One thing Rundgren can never be accused of is laziness, and his breadth of material is a perfect example of how an identity can be spread across decades, genres and in and out of projects without losing any integrity – spandex bodysuits or not. “I don’t think other musicians are lazy by comparison,” he says breezily, “a songwriter like Elvis Costello is amazingly prolific. Nowadays it’s much harder for me to write songs as it seems to me the more you’ve written the more your stuff starts to sound like something else you’ve already written, and the subject matter and style become similar.” Maybe that’s why projects such as playing albums live and covering Robert Johnson has come along? “Perhaps.”
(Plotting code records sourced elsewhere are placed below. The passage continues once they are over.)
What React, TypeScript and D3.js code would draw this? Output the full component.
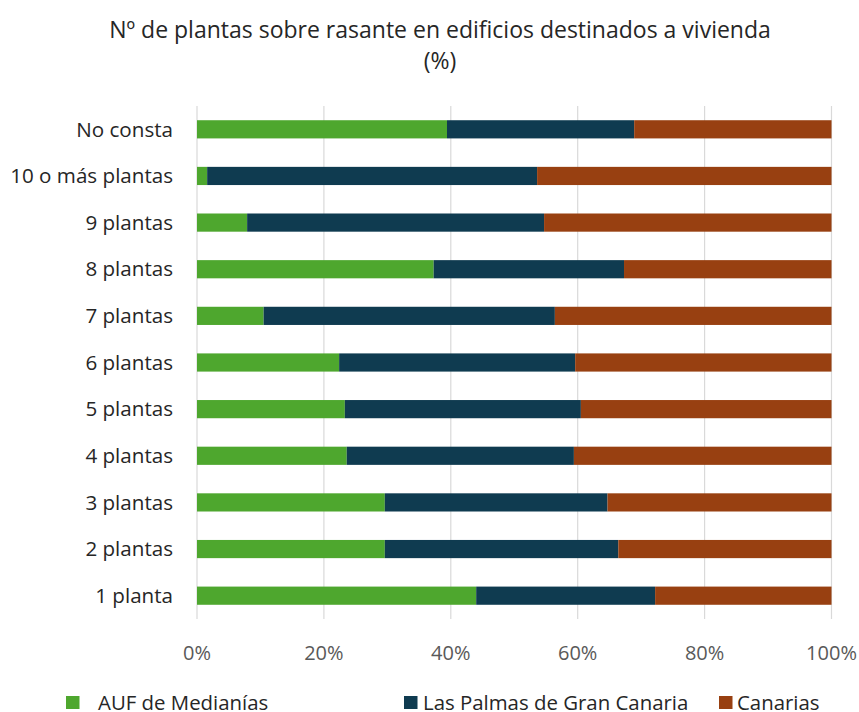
import React from "react";
import * as d3 from "d3";

const categories = [
  "No consta",
  "10 o más plantas",
  "9 plantas",
  "8 plantas",
  "7 plantas",
  "6 plantas",
  "5 plantas",
  "4 plantas",
  "3 plantas",
  "2 plantas",
  "1 planta",
];
const seriesNames = ["AUF de Medianías", "Las Palmas de Gran Canaria", "Canarias"];
const aufMedianias = [39.4, 1.6, 7.9, 37.3, 10.5, 22.4, 23.3, 23.6, 29.6, 29.6, 44.0];
const lasPalmas = [29.5, 52.0, 46.8, 30.0, 45.9, 37.2, 37.2, 35.8, 35.1, 36.8, 28.2];
const canarias = [31.1, 46.4, 45.3, 32.7, 43.6, 40.4, 39.5, 40.6, 35.3, 33.6, 27.8];
const tickValues = [0, 20, 40, 60, 80, 100];
const colors = ["#4ea72e", "#0f3b50", "#984011"];

const W = 859;
const H = 712;
const FONT = "'Open Sans', 'Noto Sans', sans-serif";

export default function App() {
  const x = d3.scaleLinear().domain([0, 100]).range([197, 831.5]);
  const y = d3.scaleBand<string>().domain(categories).range([106, 619]).paddingInner(0.61).paddingOuter(0.305);

  const rows = categories.map((c, i) => ({
    cat: c,
    v0: aufMedianias[i],
    v1: lasPalmas[i],
    v2: canarias[i],
  }));
  const stack = d3
    .stack<any>()
    .keys(["v0", "v1", "v2"])
    .offset(d3.stackOffsetExpand);
  const stacked = stack(rows);

  const legendItems = [
    { name: seriesNames[0], sx: 66, tx: 98, c: colors[0] },
    { name: seriesNames[1], sx: 404, tx: 423, c: colors[1] },
    { name: seriesNames[2], sx: 719, tx: 737, c: colors[2] },
  ];

  return (
    <div style={{ position: "absolute", left: 0, top: 0 }}>
      <svg width={W} height={H} style={{ display: "block", background: "#fff" }} fontFamily={FONT}>
        <text x={440} y={38} textAnchor="middle" fontSize={23} fill="#262626">
          Nº de plantas sobre rasante en edificios destinados a vivienda
        </text>
        <text x={440} y={69} textAnchor="middle" fontSize={23} fill="#262626">
          (%)
        </text>
        {tickValues.map((t) => (
          <line key={t} x1={x(t)} x2={x(t)} y1={106} y2={619} stroke="#d9d9d9" strokeWidth={1.2} />
        ))}
        {stacked.map((s, si) =>
          s.map((d, di) => (
            <rect
              key={si + "-" + di}
              x={x(d[0] * 100)}
              width={x(d[1] * 100) - x(d[0] * 100)}
              y={y(categories[di])}
              height={y.bandwidth()}
              fill={colors[si]}
            />
          ))
        )}
        {categories.map((c) => (
          <text
            key={c}
            x={173}
            y={(y(c) as number) + y.bandwidth() / 2}
            dy="0.35em"
            textAnchor="end"
            fontSize={20.6}
            fill="#262626"
          >
            {c}
          </text>
        ))}
        {tickValues.map((t) => (
          <text key={t} x={x(t)} y={660} textAnchor="middle" fontSize={20} fill="#595959">
            {t + "%"}
          </text>
        ))}
        {legendItems.map((l) => (
          <g key={l.name}>
            <rect x={l.sx} y={696} width={13.5} height={13} fill={l.c} />
            <text x={l.tx} y={709.5} fontSize={20.4} fill="#262626">
              {l.name}
            </text>
          </g>
        ))}
      </svg>
    </div>
  );
}
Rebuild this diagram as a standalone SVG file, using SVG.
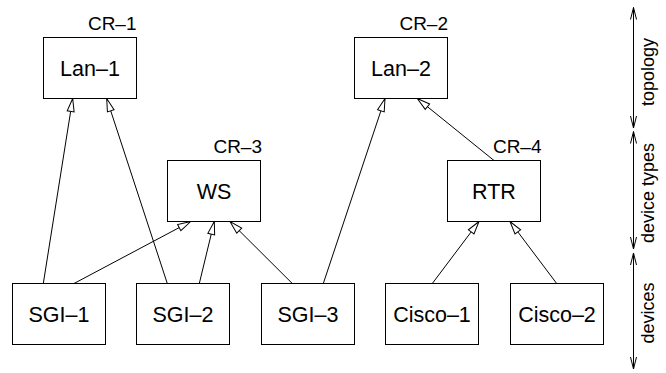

“What constantly comes to mind to me is the anecdote about Something/Anything. By the time I’d got to the end of making that record – and it was only meant to be a single album but I just kept writing and writing - songwriting had become a formula. Every song was about the same high school relationship that went bad and I finally sat back, and listened, when the record was doing well and the label were waiting for the next album. I was reading press and someone had said ‘he’s the male Carole King’ and that’s the one thing I don’t want to be; someone who writes formulaic music that it’s really easy to categorise. At that point I realised I had to do something to distinguish myself and that was going to involve being weird.” A maxim he’s, thankfully, never stopped following. As cyclical productivity has been replaced by one-off projects and a fresh embrace of touring, finally bringing him here, it’s reassuring to know that this age that Rundgren has had such an uncelebrated hand in developing still finds a place for him.